Although most of my medical school classmates have already begun their formal residency rotations, we here at the Necessarily Anonymous Emergency Medicine Residency have yet to officially start. This is, depending on your point of view, either because our residency is warm and fuzzy and wants us to have a high quality of life, or they lack so much confidence in our abilities that they feel it necessary to train us up for an entire month.
I favor the latter. That said, we did have our fifth program-scheduled party in as many weeks last night, so maybe there’s something to the warm and fuzzy thing.
Anyway. Let us continue in the tradition of “I have no idea what I am doing.”
I had a shift yesterday, one of our short introductory stints in the emergency room. The point of these shifts is for us to take it slow, learn the system, understand how patients flow through the emergency department, and to try and make friends with the nurses.
If you remember my old writing, you’ll probably recall that the flow of things in the ER goes “pick up patient –> read about patient –> go see the patient –> present the patient and your plan to the attending physician –> be incorrect–> do what the attending physician tells you.”
This should not be news.
I may or may not have seen a patient yesterday who may or may not have had a complaint related to something. I cannot say more without our privacy officer smiting me with a broadsword.
I would be smited.
The above, inexplicably, is a top Google image result for the search “smited,” and I couldn’t resist putting it in here.
In a completely unrelated vein and in no way linked to any patient, I had ordered morphine for someone in pain. I had to look up, and then ask the nurse for, the dosage of morphine. I blamed this lack of knowledge on the fact that in med school, my home hospital used Dilaudid for everything. Dilaudid (the generic is hydromorphone) is a semisynthetic opioid, which means it is pretty much identical to morphine but is much more potent – so the dosages are different. Thus, I didn’t know how to dose morphine.
This is a little disingenuous, since I don’t know the dosages for hydromorphone either.
Anyway. I had ordered a few things on a previous shift – namely, Tylenol, a chest x-ray, and some blood tests – and am still getting used to the idea of not having a co-signer. In medical school, we were allowed to put in orders – insofar as every single order had to be reviewed and then signed by a real actual resident. Every drug, every test, every nursing order – everything had to get a second pair of (far smarter) eyes on it.
No longer. Yesterday, I clicked a box on a computer to order some morphine and boom, morphine was given. It was like magic. Terrifying, uncomfortable magic.
The thing about any drug is that they have side effects. Strong drugs have strong side effects, and in the case of morphine the scary ones are respiratory depression and low blood pressure. I maybe checked on the patient eleven times in the subsequent twenty minutes to make sure he was still breathing.

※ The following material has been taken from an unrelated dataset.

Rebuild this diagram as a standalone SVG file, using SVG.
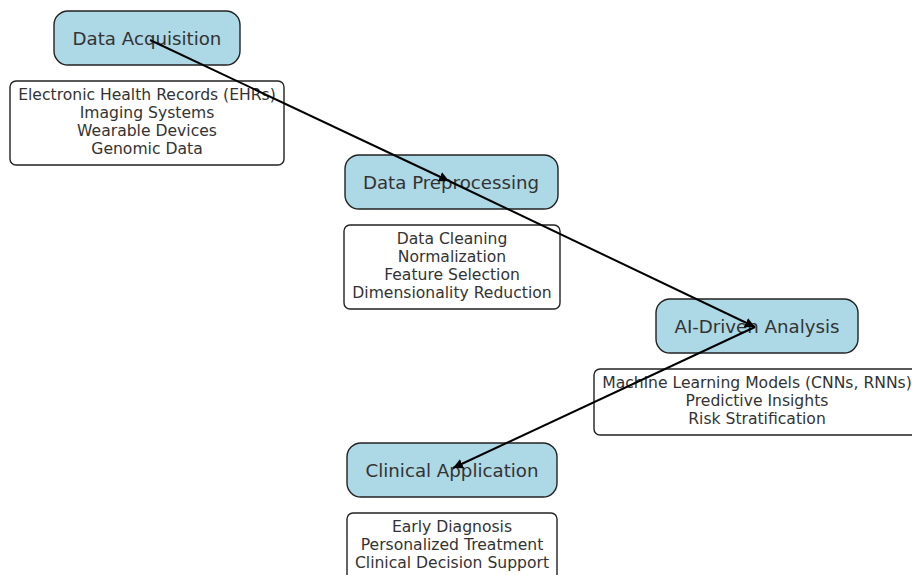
<svg xmlns="http://www.w3.org/2000/svg" width="912" height="575" viewBox="0 0 912 575">
<style>
.stage{fill:#add8e6;stroke:#222;stroke-width:1.4}
.detail{fill:#fff;stroke:#222;stroke-width:1.4}
.t{font-family:"DejaVu Sans",sans-serif;fill:#333;text-anchor:middle;dominant-baseline:central}
.big{font-size:18.2px}
.small{font-size:15.6px}
.conn{stroke:#000;stroke-width:2;fill:none;marker-end:url(#ah)}
</style>
<defs>
<marker id="ah" viewBox="0 0 10 10" refX="10" refY="5" markerWidth="5" markerHeight="5" orient="auto" markerUnits="strokeWidth">
<path d="M0,0 L10,5 L0,10 z" fill="#000"/>
</marker>
</defs>
<rect width="912" height="575" fill="#fff"/>
<g id="node-acquisition">
<rect class="stage" x="54" y="11" width="186" height="54" rx="14"/>
<text class="t big" x="147" y="38">Data Acquisition</text>
</g>
<g id="detail-acquisition">
<rect class="detail" x="10" y="81" width="274" height="84" rx="6"/>
<text class="t small" x="147" y="95">Electronic Health Records (EHRs)</text>
<text class="t small" x="147" y="113">Imaging Systems</text>
<text class="t small" x="147" y="131">Wearable Devices</text>
<text class="t small" x="147" y="149">Genomic Data</text>
</g>
<g id="node-preprocessing">
<rect class="stage" x="345" y="155" width="213" height="54" rx="14"/>
<text class="t big" x="451" y="182">Data Preprocessing</text>
</g>
<g id="detail-preprocessing">
<rect class="detail" x="344" y="225" width="216" height="84" rx="6"/>
<text class="t small" x="452" y="239">Data Cleaning</text>
<text class="t small" x="452" y="257">Normalization</text>
<text class="t small" x="452" y="275">Feature Selection</text>
<text class="t small" x="452" y="293">Dimensionality Reduction</text>
</g>
<g id="node-analysis">
<rect class="stage" x="656" y="299" width="202" height="54" rx="14"/>
<text class="t big" x="757" y="326">AI-Driven Analysis</text>
</g>
<g id="detail-analysis">
<rect class="detail" x="594" y="369" width="330" height="66" rx="6"/>
<text class="t small" x="757" y="383">Machine Learning Models (CNNs, RNNs)</text>
<text class="t small" x="757" y="401">Predictive Insights</text>
<text class="t small" x="757" y="419">Risk Stratification</text>
</g>
<g id="node-clinical">
<rect class="stage" x="347" y="443" width="210" height="54" rx="14"/>
<text class="t big" x="452" y="470">Clinical Application</text>
</g>
<g id="detail-clinical">
<rect class="detail" x="347" y="513" width="210" height="80" rx="6"/>
<text class="t small" x="452" y="527">Early Diagnosis</text>
<text class="t small" x="452" y="545">Personalized Treatment</text>
<text class="t small" x="452" y="563">Clinical Decision Support</text>
</g>
<g id="connectors">
<line class="conn" x1="150" y1="40" x2="449" y2="181"/>
<line class="conn" x1="449" y1="181" x2="755" y2="327"/>
<line class="conn" x1="755" y1="327" x2="453" y2="468"/>
</g>
</svg>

This sh*t is nerve-wracking.
One of the more amusing things about orders is simply that they are called orders. Somehow, by virtue of the Medical Doctor degree conferred upon me by someone who clearly did not know whom they were conferring a degree upon, I am now allowed to demand things of others. I demand the X-ray tech perform a chest X-ray! I demand the nurse draw these labs!
This is all hilarious to me, because the X-ray tech, the nurses, the scribes, the custodians… all of them are far more knowledgeable than I am. After I put in an order, I almost always go to the person who receives the order (usually the nurse) and humbly beg forgiveness for probably putting in the order wrong. I then humbly request Help In Putting In The Order Right, so another less charitable nurse will not smite me.
Intern year appears to be a yearlong exercise in smiting avoidance. I love this word.
The other weird thing about orders: everything is one. That is, while it makes sense that medication orders are orders, so is every directive related to the patient. There are diet orders. There are restraint orders. There is even an order that says, “ok to use central line,” which is not an order at all.
I will never understand this. I’m going to order some knowledge.